CAA to look into arenas future
The Convention and Arena Authority has invested about $2.6 million in capital improvements for Van Andel Arena in just the past few months, and will learn in a few more months what changes may be necessary to keep the 15-year-old building active and profitable.
Roughly $1.2 million of the total investment went into expanding the arena’s northwest concourse by 3,500 square feet. SMG Assistant General Manager Jim Watt said the project’s finishing touches were still being made, even though the section has been open to the public for nearly a month.
“We’ve seen an immediate improvement on the traffic flow on the concourse,” he said.
Watt also remarked that the project, which was designed by Rossetti & Associates and managed by Rockford Construction, was a traumatic experience at times but, ultimately, it is an excellent addition to the arena. Besides lessening traffic congestion in that corner, the expansion also means more space to sell food and beverages. Amway Corp. bought the naming rights for the section, which features a full bar, food service and three flat-screen TVs.
The $1 beer promotion offered by Grand Rapids Griffins on Friday nights hasn’t been offered in the “Amway Section A” yet. But SMG Regional General Manager Rich MacKeigan said they might try it there soon to see how the foot traffic flows.
MacKeigan also said last week’s Ozzy Osbourne concert was the first true test for the new section because a fairly full house was expected.
The CAA spent another $1 million on the LED ribbon board that runs along the façade of the building’s upper deck. The board was manufactured by Daktronics, is 657 linear feet, has 1,750 square feet of LED display and is expected to increase the arena’s advertising revenue. Watt said it has enhanced the fans’ experiences at Griffins games.
The CAA also invested $450,000 in a new snowmelt system for the front entrance, which Watt said was operating smoothly.

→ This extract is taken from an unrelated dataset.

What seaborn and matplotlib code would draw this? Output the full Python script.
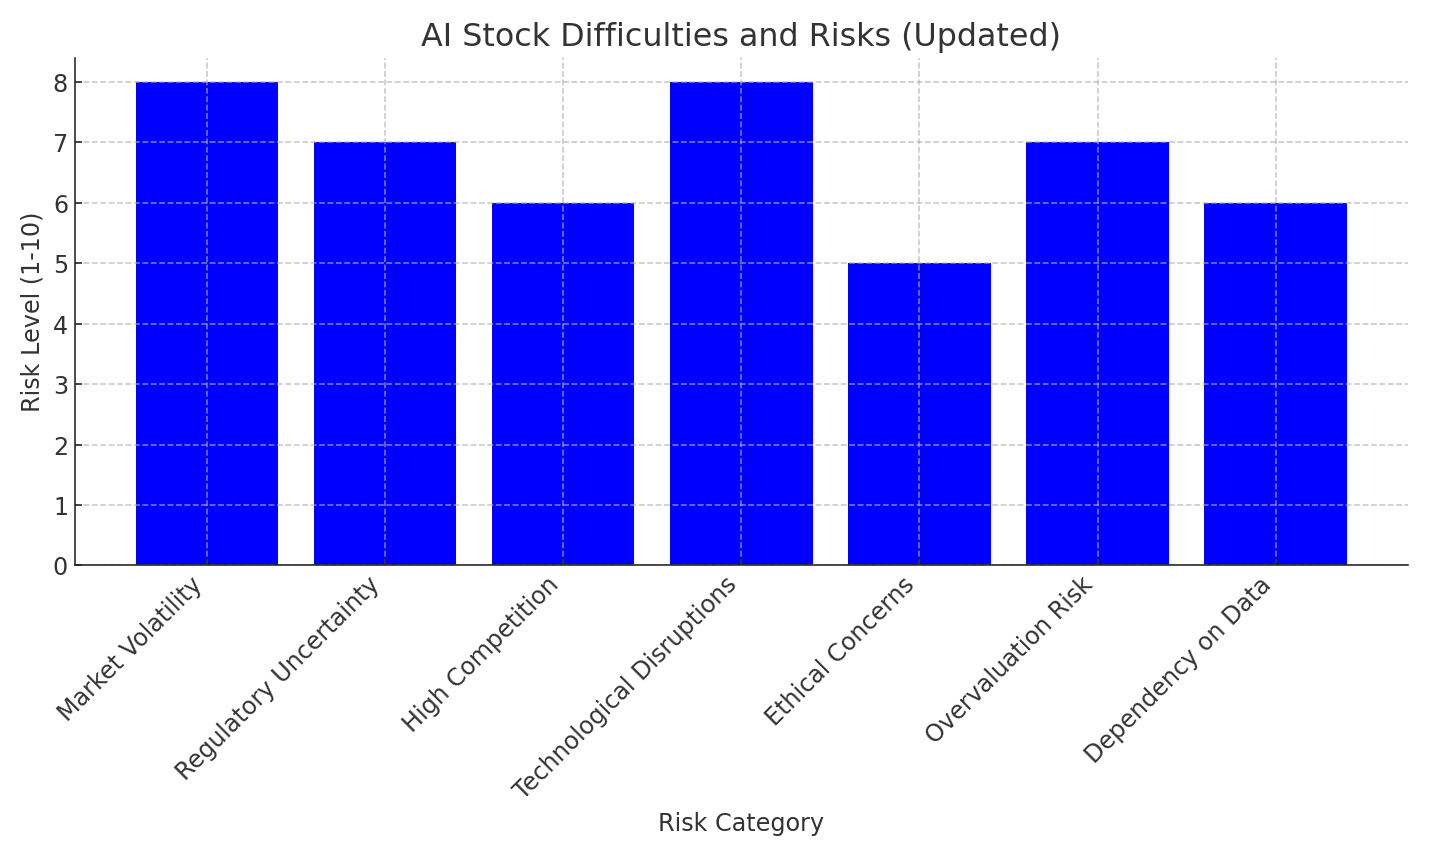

MacKeigan said he would be accepting bids soon on what he called an architectural study. The study’s purpose is to determine what needs to be done at the arena to keep it competitive. He said he plans to file a report on this effort with the CAA in February.
CAA member Lew Chamberlin said the study should not only look at the newest available technology for the building and what can be done to add to the arena’s bottom line, but also determine what the board can do to protect it as an asset.
“Sometimes architects and engineers can see things that we may not be able to,” he said.
At the end of October, a third of the way through the fiscal year, the arena was $225,415 in the red. SMG Director of Finance Chris Machuta said some of the concert activity that was lacking in the first quarter was beginning to pick up.